Among the bird world’s most skillful fliers, Cooper’s Hawks are common woodland hawks that tear through cluttered tree canopies in high speed pursuit of other birds. You’re most likely to see one prowling above a forest edge or field using just a few stiff wingbeats followed by a glide. With their smaller lookalike, the Sharp-shinned Hawk, Cooper’s Hawks make for famously tricky identifications. Both species are sometimes unwanted guests at bird feeders, looking for an easy meal (but not one of sunflower seeds).

Cool Facts

  • Dashing through vegetation to catch birds is a dangerous lifestyle. In a study of more than 300 Cooper’s Hawk skeletons, 23 percent showed old, healed-over fractures in the bones of the chest, especially of the furcula, or wishbone.
  • A Cooper's Hawk captures a bird with its feet and kills it by repeated squeezing. Falcons tend to kill their prey by biting it, but Cooper’s Hawks hold their catch away from the body until it dies. They’ve even been known to drown their prey, holding a bird underwater until it stopped moving.
  • Once thought averse to towns and cities, Cooper’s Hawks are now fairly common urban and suburban birds. Some studies show their numbers are actually higher in towns than in their natural habitat, forests. Cities provide plenty of Rock Pigeon and Mourning Dove prey. Though one study in Arizona found a downside to the high-dove diet: Cooper’s Hawk nestlings suffered from a parasitic disease they acquired from eating dove meat.
  • Life is tricky for male Cooper’s Hawks. As in most hawks, males are significantly smaller than their mates. The danger is that female Cooper’s Hawks specialize in eating medium-sized birds. Males tend to be submissive to females and to listen out for reassuring call notes the females make when they’re willing to be approached.
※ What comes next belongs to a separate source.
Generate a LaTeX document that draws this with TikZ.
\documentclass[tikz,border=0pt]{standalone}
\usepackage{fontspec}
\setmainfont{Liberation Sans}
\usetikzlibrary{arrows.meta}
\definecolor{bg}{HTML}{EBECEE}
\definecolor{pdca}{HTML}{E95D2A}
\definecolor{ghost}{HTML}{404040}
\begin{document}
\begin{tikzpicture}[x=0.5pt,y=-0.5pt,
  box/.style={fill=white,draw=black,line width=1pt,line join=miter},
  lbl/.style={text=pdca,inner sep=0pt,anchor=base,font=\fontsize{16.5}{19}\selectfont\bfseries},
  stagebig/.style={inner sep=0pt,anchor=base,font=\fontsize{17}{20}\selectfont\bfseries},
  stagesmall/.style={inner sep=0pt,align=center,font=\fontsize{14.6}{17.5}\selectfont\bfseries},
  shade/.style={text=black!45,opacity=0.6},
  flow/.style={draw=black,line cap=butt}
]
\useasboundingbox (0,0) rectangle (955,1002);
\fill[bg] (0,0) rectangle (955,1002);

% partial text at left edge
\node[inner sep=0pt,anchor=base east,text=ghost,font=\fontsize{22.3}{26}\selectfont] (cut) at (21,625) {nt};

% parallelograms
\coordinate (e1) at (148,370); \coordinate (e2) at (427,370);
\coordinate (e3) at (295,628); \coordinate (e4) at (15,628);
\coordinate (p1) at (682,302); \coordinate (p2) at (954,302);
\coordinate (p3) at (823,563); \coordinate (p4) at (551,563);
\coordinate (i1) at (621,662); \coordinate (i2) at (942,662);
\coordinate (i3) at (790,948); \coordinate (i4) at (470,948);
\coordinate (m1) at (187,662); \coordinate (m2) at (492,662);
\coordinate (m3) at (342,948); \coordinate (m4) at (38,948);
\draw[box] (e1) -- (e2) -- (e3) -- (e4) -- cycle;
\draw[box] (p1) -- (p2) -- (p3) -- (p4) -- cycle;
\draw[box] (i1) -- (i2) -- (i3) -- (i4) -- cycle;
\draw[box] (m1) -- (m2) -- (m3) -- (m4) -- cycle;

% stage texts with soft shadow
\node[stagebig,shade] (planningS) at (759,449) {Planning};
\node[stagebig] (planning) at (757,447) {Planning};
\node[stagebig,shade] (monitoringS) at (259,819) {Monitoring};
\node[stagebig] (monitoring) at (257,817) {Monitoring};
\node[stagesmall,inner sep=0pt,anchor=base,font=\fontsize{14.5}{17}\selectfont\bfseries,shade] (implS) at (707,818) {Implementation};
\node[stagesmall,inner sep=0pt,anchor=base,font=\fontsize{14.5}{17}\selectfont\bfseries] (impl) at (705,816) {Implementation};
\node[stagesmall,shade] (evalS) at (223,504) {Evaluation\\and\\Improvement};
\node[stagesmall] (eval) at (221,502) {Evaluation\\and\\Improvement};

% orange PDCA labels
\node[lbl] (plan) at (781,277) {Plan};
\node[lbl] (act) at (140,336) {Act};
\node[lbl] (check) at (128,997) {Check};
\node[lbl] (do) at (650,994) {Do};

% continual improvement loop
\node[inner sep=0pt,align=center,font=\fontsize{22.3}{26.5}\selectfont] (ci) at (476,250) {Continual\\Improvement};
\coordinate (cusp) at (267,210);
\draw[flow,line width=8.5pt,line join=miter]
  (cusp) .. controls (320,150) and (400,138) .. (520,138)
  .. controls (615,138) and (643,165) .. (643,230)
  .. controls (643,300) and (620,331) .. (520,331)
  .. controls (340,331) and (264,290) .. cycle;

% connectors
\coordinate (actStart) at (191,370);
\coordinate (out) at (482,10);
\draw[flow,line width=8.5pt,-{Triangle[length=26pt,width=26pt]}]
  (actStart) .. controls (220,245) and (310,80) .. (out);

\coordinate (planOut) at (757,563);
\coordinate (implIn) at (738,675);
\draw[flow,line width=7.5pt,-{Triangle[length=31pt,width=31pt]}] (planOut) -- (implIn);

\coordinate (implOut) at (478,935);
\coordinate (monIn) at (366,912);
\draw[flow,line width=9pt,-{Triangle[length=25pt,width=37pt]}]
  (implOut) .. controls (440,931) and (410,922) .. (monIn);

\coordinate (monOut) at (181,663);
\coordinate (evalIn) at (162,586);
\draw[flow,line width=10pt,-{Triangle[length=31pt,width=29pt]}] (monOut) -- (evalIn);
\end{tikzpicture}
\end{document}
Males build the nest, then provide nearly all the food to females and young over the next 90 days before the young fledge.
  • The oldest known Cooper's Hawk was 20 years, 4 months old. (allaboutbirds.org)http://www.allaboutbirds.org/guide/Coopers_Hawk/lifehistory
Phot by John Mellin

Monday, June 27, 2011

In the Park

Last week one of the Agency's staff members, who is an avid bird watcher came across some Redheaded ducks dancing in the wetlands and spotted this Bushtit eating lunch.

Male and female Redhead ducks appear to be dancing

Bushtit eating lunch

What birds have you seen recently in the park?